Tomer Aboody, director of specialist lender MT Finance, said: “With the Budget now out of the way, the uncertainty and hesitancy is also over and buyers are ready to make their move.
“Despite a lot of negative speculation beforehand, the Budget left the property market mostly unscathed.
“With sellers coming to the market and buyers who have delayed moves now ready to proceed, as well as lower mortgage rates, the scene looks set for a bounce.
“With the money markets expecting another base rate cut from 3.75%, although perhaps not at the February meeting of the Bank of England given the latest inflation figures, the improved affordability this will bring when it comes will encourage movement – and the market needs that encouragement.”
PRESSURE NOT GONE AWAY

Alex Upton, managing director, specialist mortgages and bridging Finance, Hampshire Trust Bank, said: “While the latest ONS data shows a slowdown in rental growth, the underlying pressure has not gone away. Demand remains strong, supply is still tight, and that imbalance continues to feed through into pricing.
“Landlords are facing a growing list of considerations. The Renters’ Rights Act, combined with tax and cost pressures confirmed in the Budget, including changes to mortgage interest relief and dividend taxation, is prompting many to take a more strategic view of their portfolios.
“Some are moving into limited company structures, others are rebalancing into semi-commercial or mixed-use assets, and many are reshaping how their funding aligns with long-term plans.
“Brokers are playing a central role in this shift.”
“Brokers are playing a central role in this shift, helping landlords navigate complex changes, structure sustainable funding, and stay confident in a market that is becoming harder to predict.
“The private rented sector cannot function without adequate supply. Tenants rely on good-quality homes, but that supply depends on investors being able to operate with clarity and stability.”
LANDLORD EXIT
And she add: “If the combined effect of regulation, taxation and cost becomes too great, we risk seeing more landlords exit and availability fall further.
“For lenders, this puts the emphasis on flexibility, consistency and real-world structuring. Brokers and landlords need funding that reflects the dynamics of today’s market, from portfolio restructuring and reinvestment to more complex transitions between short-term and long-term funding.

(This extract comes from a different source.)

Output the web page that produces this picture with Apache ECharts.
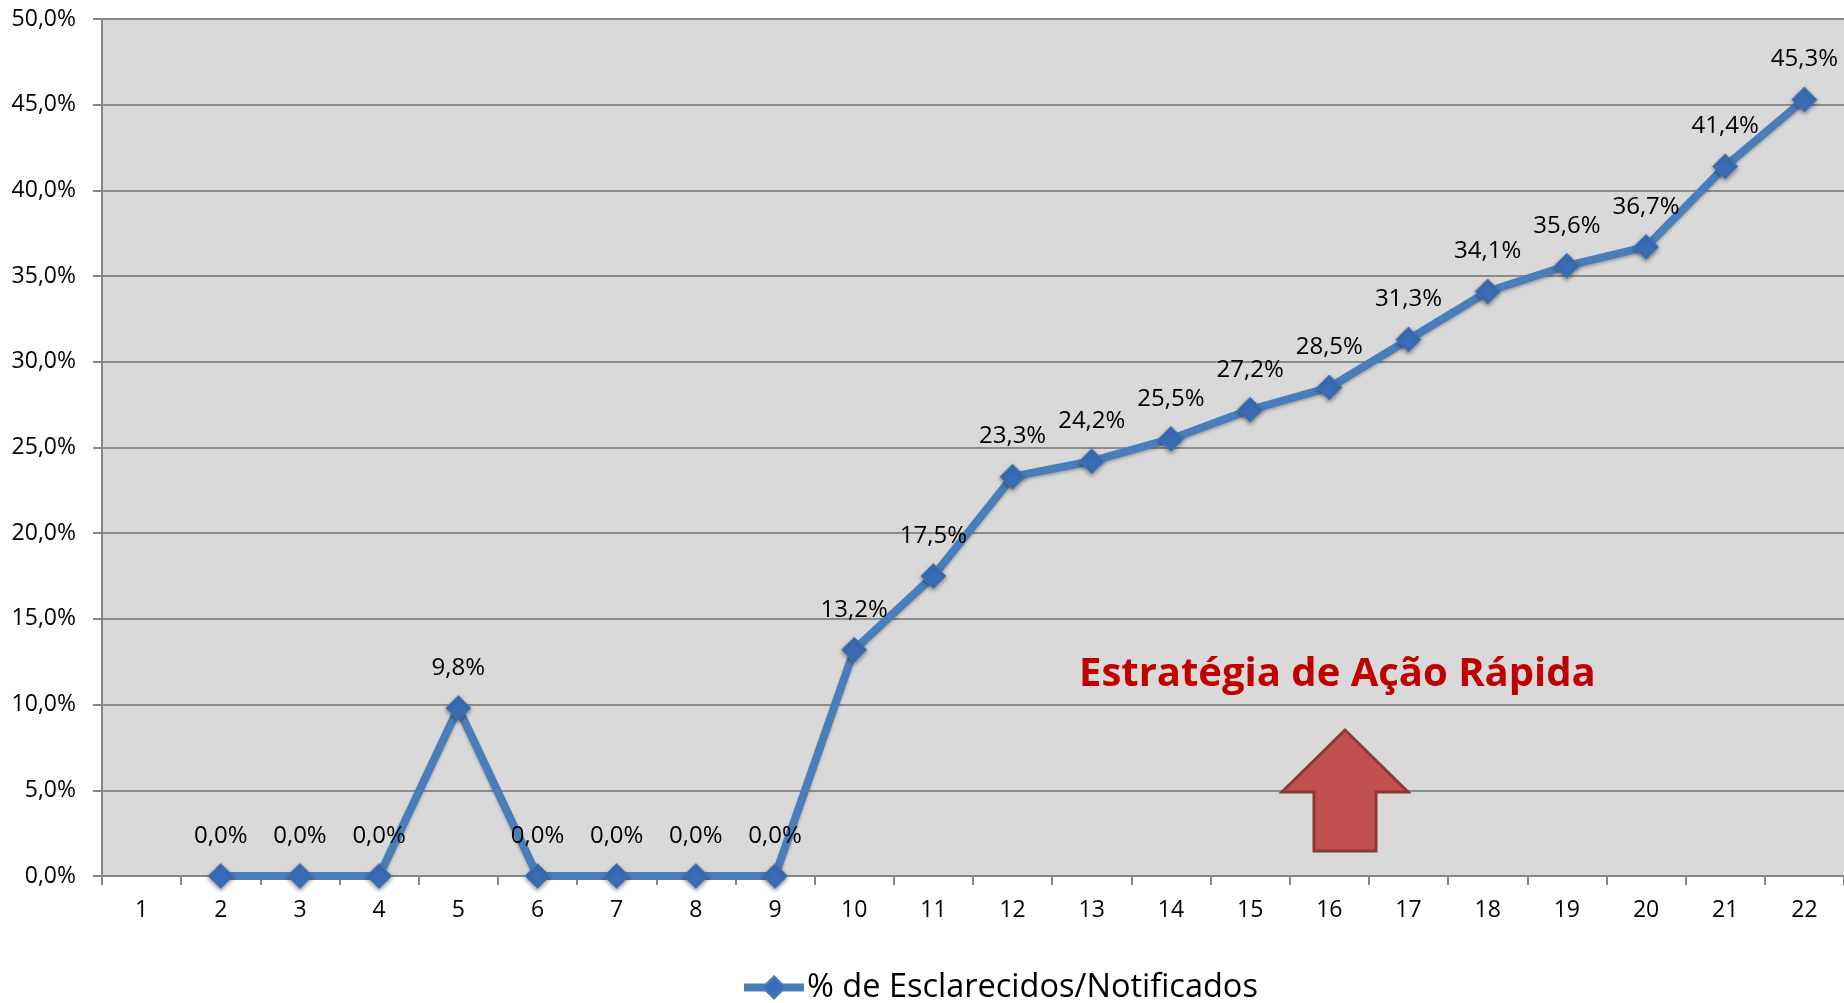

“The focus must be on enabling good deals to progress.”
“The focus must be on enabling good deals to progress, not defaulting to rigid criteria that reduce options. In a market shaped by structural change, specialist lenders have a critical role to play in supporting tailored, long-term solutions.
“Raising standards is essential. But if we want a rental market that remains accessible and resilient, we need a regulatory and funding environment that gives landlords and brokers the confidence to stay invested.”
PLENTY TO SHOUT ABOUT

John Phillips, CEO of Just Mortgages and Spicerhaart, said: “The mortgage market has started 2026 with a spring in its step, as the pent-up demand of Q3&4 begins to release.
“There’s plenty for brokers to shout about at the moment with rates cut across all parts of the market and access to the most mortgage products since 2007 – particularly for first-time buyers.
“Lenders stand ready and willing to lend – brokers are ready to help buyers and movers navigate the market. It’s up to us to keep nurturing confidence and encouraging clients to push on with plans.
“We of course don’t know how the year will play out – particularly as President Trump continues to try and stake his claim to more territories and throw around more tariffs – but there’s definitely scope for more positive news in the mortgage market as the year progresses.”